Furthermore, the Quranic term aghtasha (أَغْطَشَ) in verse 79:29—meaning “He darkened its night”—suggests that darkness is an active cosmological outcome. In the vacuum of space, darkness is the primary state; the “daylight” is a localized extraction from this cosmic dark. As Richard Dawkins notes, humans often suffer from an “anaesthetic of familiarity,” a cognitive habituation that prevents us from seeing the dark night as the miracle it is—a window into the beginning of time.
Philosophical Commentary: The Veil that Reveals
Philosophically, the night performs a dual function: it conceals and it reveals. During the day, the overwhelming glare of the Sun (a “local” light) obscures the rest of the universe. It is only when the “veil” of night is drawn that the true scale of the cosmos—the billions of galaxies and trillions of stars—becomes visible.
The night serves as a remedy for the “anesthesia of familiarity.” By stripping away the daylight (as described in 36:37), the Creator forces the human mind to confront its own finitude. The darkness is not a symbol of nothingness; it is a “structured silence” that allows for introspection and spiritual awakening. In the absence of external distractions, the human soul is invited to look inward and upward, recognizing that the “blackness” between stars is actually filled with the afterglow of creation—the Cosmic Microwave Background—which, though invisible to our eyes, suffuses the entire sky with the relic light of the Big Bang.
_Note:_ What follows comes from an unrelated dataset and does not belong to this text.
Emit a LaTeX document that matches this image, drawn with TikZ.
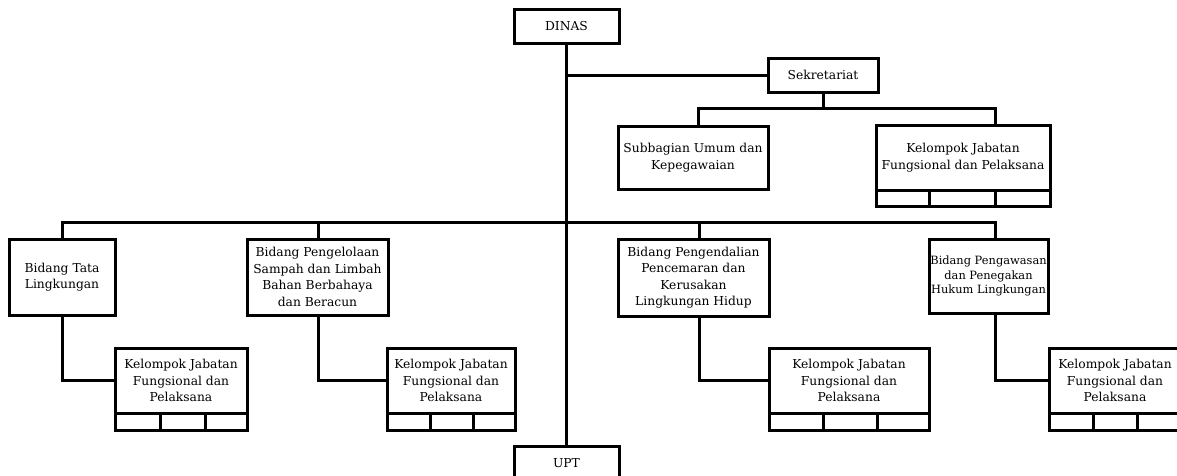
\documentclass[tikz,border=0pt]{standalone}
\usepackage{fontspec}
\setmainfont{DejaVu Serif}
\begin{document}
\begin{tikzpicture}[x=1pt,y=-1pt,
  conn/.style={line width=3pt, line join=miter},
  box/.style={draw, line width=3pt, inner sep=1pt, align=center,
    font=\fontsize{12.3}{16.5}\selectfont},
  small/.style={font=\fontsize{11.4}{14.5}\selectfont},
  cell/.style={draw, line width=3pt, inner sep=0pt, minimum height=17pt}]
\useasboundingbox (0,0) rectangle (1177,475);
\clip (0,0) rectangle (1177,475);
% top level
\node[box, minimum width=105pt, minimum height=34pt] (dinas) at (566.5,26) {DINAS};
\node[box, minimum width=105pt, minimum height=34pt] (upt) at (566.5,463) {UPT};
\node[box, minimum width=110pt, minimum height=34pt] (sek) at (823,75) {Sekretariat};
\node[box, minimum width=150pt, minimum height=63pt] (sub) at (693,157.5) {Subbagian Umum dan\\Kepegawaian};
% kelompok under sekretariat
\node[box, minimum width=174pt, minimum height=65pt] (ks) at (963,157.5) {Kelompok Jabatan\\Fungsional dan Pelaksana};
\node[cell, minimum width=53pt, minimum height=16pt] (ksa) at (902.5,198) {};
\node[cell, minimum width=66pt, minimum height=16pt] (ksb) at (962,198) {};
\node[cell, minimum width=55pt, minimum height=16pt] (ksc) at (1022.5,198) {};
% bidang
\node[box, minimum width=106pt, minimum height=76pt] (tata) at (62,277) {Bidang Tata\\Lingkungan};
\node[box, minimum width=141pt, minimum height=76pt] (pglo) at (317.5,277) {Bidang Pengelolaan\\Sampah dan Limbah\\Bahan Berbahaya\\dan Beracun};
\node[box, minimum width=151pt, minimum height=77pt] (pgnd) at (693.5,277.5) {Bidang Pengendalian\\Pencemaran dan\\Kerusakan\\Lingkungan Hidup};
\node[box, small, minimum width=119pt, minimum height=74pt] (pgws) at (988.5,276) {Bidang Pengawasan\\dan Penegakan\\Hukum Lingkungan};
% kelompok 1
\node[box, minimum width=132pt, minimum height=65pt] (k1) at (181,380.5) {Kelompok Jabatan\\Fungsional dan\\Pelaksana};
\node[cell, minimum width=45pt] (k1a) at (137.5,421.5) {};
\node[cell, minimum width=45pt] (k1b) at (182.5,421.5) {};
\node[cell, minimum width=42pt] (k1c) at (226,421.5) {};
% kelompok 2
\node[box, minimum width=128pt, minimum height=65pt] (k2) at (451,380.5) {Kelompok Jabatan\\Fungsional dan\\Pelaksana};
\node[cell, minimum width=43pt] (k2a) at (408.5,421.5) {};
\node[cell, minimum width=43pt] (k2b) at (451.5,421.5) {};
\node[cell, minimum width=42pt] (k2c) at (494,421.5) {};
% kelompok 3
\node[box, minimum width=160pt, minimum height=65pt] (k3) at (849,380.5) {Kelompok Jabatan\\Fungsional dan\\Pelaksana};
\node[cell, minimum width=54pt] (k3a) at (796,421.5) {};
\node[cell, minimum width=54pt] (k3b) at (850,421.5) {};
\node[cell, minimum width=52pt] (k3c) at (903,421.5) {};
% kelompok 4
\node[box, minimum width=132pt, minimum height=65pt] (k4) at (1115,380.5) {Kelompok Jabatan\\Fungsional dan\\Pelaksana};
\node[cell, minimum width=44pt] (k4a) at (1071,421.5) {};
\node[cell, minimum width=44pt] (k4b) at (1115,421.5) {};
\node[cell, minimum width=44pt] (k4c) at (1159,421.5) {};
% junction coordinates
\coordinate (jsek) at (566.5,75);
\coordinate (jsub) at (823,108);
\coordinate (xsub) at (698.5,0);
\coordinate (xks) at (995,0);
\coordinate (bus) at (566.5,222);
\coordinate (x1) at (62,0);
\coordinate (x2) at (318,0);
\coordinate (x3) at (699,0);
\coordinate (x4) at (995,0);
% connectors
\draw[conn] (dinas.south) -- (upt.north);
\draw[conn] (jsek) -- (sek.west);
\draw[conn] (sek.south) -- (jsub);
\draw[conn] (jsub) -| (sub.north -| xsub);
\draw[conn] (jsub) -| (ks.north -| xks);
\draw[conn] (bus) -| (tata.north -| x1);
\draw[conn] (bus) -| (pglo.north -| x2);
\draw[conn] (bus) -| (pgnd.north -| x3);
\draw[conn] (bus) -| (pgws.north -| x4);
\draw[conn] (tata.south -| x1) |- (k1.west);
\draw[conn] (pglo.south -| x2) |- (k2.west);
\draw[conn] (pgnd.south -| x3) |- (k3.west);
\draw[conn] (pgws.south -| x4) |- (k4.west);
\end{tikzpicture}
\end{document}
Theological Commentary: The Sign of Mercy and Order
Theologically, the night is framed as a “garment” (libas) and a source of “tranquility” (sakan). The Quran emphasizes that the alternation of night and day is not accidental but a “sign” (ayah) for people of understanding.
Supporting Verses (MAS Abdel Haleem):
- Surah Al-Anbiya (21:33): وَهُوَ الَّذِي خَلَقَ اللَّيْلَ وَالنَّهَارَ وَالشَّمْسَ وَالْقَمَرَ ۖ كُلٌّ فِي فَلَكٍ يَسْبَحُونَ “It is He who created night and day, the sun and the moon, each floating in its orbit.”
- Surah Al-Furqan (25:47): وَهُوَ الَّذِي جَعَلَ لَكُمُ اللَّيْلَ لِبَاسًا وَالنَّوْمَ سُبَاتًا وَجَعَلَ النَّهَارَ نُشُورًا “It is He who makes the night a garment for you, and sleep a rest, and makes the day a time for rising up.”
- Surah Ghafir (40:61): اللَّهُ الَّذِي جَعَلَ لَكُمُ اللَّيْلَ لِتَسْكُنُوا فِيهِ وَالنَّهَارَ مُبْصِرًا “It is God who made the night for you to rest in and the day to give you light.”
- Surah Al-Isra (17:12): وَجَعَلْنَا اللَّيْلَ وَالنَّهَارَ آيَتَيْنِ ۖ فَمَحَوْنَا آيَةَ اللَّيْلِ وَجَعَلْنَا آيَةَ النَّهَارِ مُبْصِرَةً “We made the night and the day as two signs, then We obscured the sign of the night and made the sign of the day bright.”
- Surah Az-Zumar (39:5): يُكَوِّرُ اللَّيْلَ عَلَى النَّهَارِ وَيُكَوِّرُ النَّهَارَ عَلَى اللَّيْلِ “He wraps the night around the day and wraps the day around the night.”
- Surah Yasin (36:37): وَآيَةٌ لَهُمُ اللَّيْلُ نَسْلَخُ مِنْهُ النَّهَارَ فَإِذَا هُمْ مُظْلِمُونَ “The night is also a sign for them: We strip the daylight from it, and—lo and behold!—they are in darkness.”
- Surah Al-Qasas (28:71): قُلْ أَرَأَيْتُمْ إِنْ جَعﻠَ اللَّهُ عَلَيْكُمُ اللَّيْلَ سَرْمَدًا إِلَىٰ يَوْمِ الْقِيَامَةِ مَنْ إِلَٰهٌ غَيْرُ اللَّهِ يَأْتِيكُمْ بِضِيَاءٍ “Say, ‘Think: if God were to make the night perpetual for you until the Day of Resurrection, what god other than He could give you light? Do you not listen?’”
- Surah Fatir (35:13): يُولِجُ اللَّيْلَ فِي النَّهَارِ وَيُولِجُ النَّهَارَ فِي اللَّيْلِ “He makes the night merge into the day and the day merge into the night.”
In these verses, the “merging,” “wrapping,” and “stripping” of the night describe a dynamic celestial order. This theological framework treats science as a source of commentary: the more we understand the physics of planetary rotation and cosmic expansion, the deeper our appreciation for the “design of the Almighty.” Furthermore, this emphasis on the universal signs of creation fosters interfaith tolerance, as the dark sky and the sun’s rising are shared experiences that point to a single Creator, transcending sectarian divides.
Thematic Epilogue: The Cosmic Curtain
The investigation into the darkness of the night sky leads us from the simple observations of the layperson to the complex mathematics of the astrophysicist and finally to the profound reflections of the theologian. The night is far from a mere absence of light; it is a “protected canopy” that shields us from the blinding fire of a trillion suns and the searing radiation of the Big Bang. Olbers’ Paradox serves as a permanent reminder that the universe is not a static machine but a dynamic creation with a purposeful beginning. As the Quran states, the “darkening of the night” was a deliberate act of construction—a curtain that God draws over the world to allow for the “primary experience of wonder.” In that darkness, we find not only the distant stars but also the capacity for introspection, breaking the anesthesia of familiarity and reconnecting with the One who “proportioned” the heavens and the earth.